More precisely, the point is not quite that chance ‘favours’ the prepared mind – chance is intrinsically impartial – but rather that exposure to some chances can only arise through deliberate and possibly unpopular and eccentric choices. For example, only a few investors around the millennium (in this book, Sushil and Vernon) both made and kept fortunes from investing in technology shares. These investors were lucky, but their exposure to the possibility of this luck arose from their obsessive interest and diligence in investing over much of the 1990s. Although all of the people in this book have probably been helped by some good luck, it has arguably been mainly Pasteur luck, rather than lottery luck.
Hearing that I was writing about successful investors, a sceptical friend pressed the point about luck by asking if the book would include an equivalent sample of unsuccessful investors? The short answer is that it does not, although it does include unvarnished accounts of setbacks: Peter Gyllenhammar went bust twice earlier in his investment career. But this book is a work of observation; it makes no claim that what the investors have done is easy, or that there are simple recipes whereby anyone can do this. There must also be people who have lost fortunes as private investors; there may be an interesting book which can be written about them, if they can be persuaded to tell their stories; but it is a different book to this one.
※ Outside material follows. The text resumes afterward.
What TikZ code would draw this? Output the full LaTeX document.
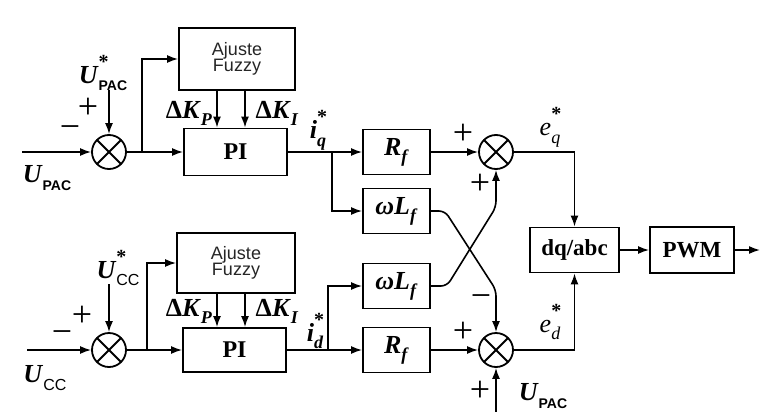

Finally, a word about the separate panels at various points in the text. These give background information, usually on a technical topic, which may be helpful to some readers but can be skipped by those who either already know the topic or prefer to avoid it. Each chapter ends with a section summarising the main investment ideas. Careful readers may detect that I have not enforced strict consistency across the chapters in the summaries: different interviewees occasionally make contradictory recommendations. In these instances I hope that readers are stimulated by both sides of the argument, and remember Aldous Huxley’s dictum: “the only completely consistent people are the dead”.